Cooperation in a cold climate 

NEO has become the world’s first invasive BCI to go commercial, but scientists interviewed by MIT Technology Review caution against comparing Chinese and US efforts through the lens of a race. 

A race implies an endpoint, but it is hard to say where that is for the development of BCIs, says Nick Ramsey, a neuroscientist at Radboud University Nijmegen in the Netherlands. Also, the US and China have fundamentally different visions, Sun says. The US is primarily concerned with being the first to do something and achieving state-of-the-art performance, while winning to China means capturing more consumers and using technology to deliver solutions on a societal scale. 

“Being exceptional and being accessible are two diametrically opposed definitions of winning,” Sun says. 

In fact, neurotechnology has emerged as a rare tech sector where US-China collaboration is still happening despite geopolitical tensions. The US company Axoft,  based in Cambridge, Massachusetts, says it has teamed up with a Chinese company and a hospital in Shanghai to test its BCI on four patients in China and has plans to expand its trials in the country. 

Looking forward, China’s BCI industry is expected to speed up its growth over the next five years thanks to strong government support. “There is no comparable national-level ambition or coordinated map elsewhere in the world at the moment,” says Singh.

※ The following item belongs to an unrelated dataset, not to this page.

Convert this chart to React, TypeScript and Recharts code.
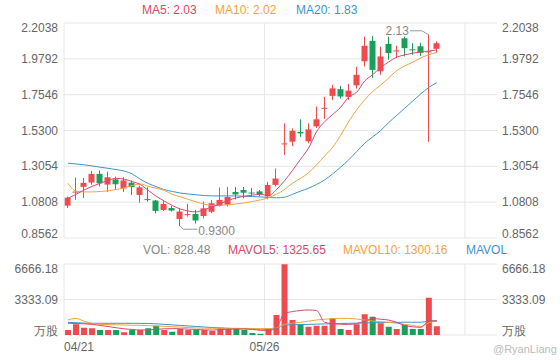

More BCIs are also in the pipeline for domestic approval in the country, including Beinao-1, developed by the Chinese Institute for Brain Research in Beijing and its affiliated startup, NeuCyber NeuroTech. The device, which sits on the dura mater, is designed to help those who have movement and speech difficulties due to spinal cord injuries or amyotrophic lateral sclerosis. These candidates could get the green light as early as 2028, Singh says.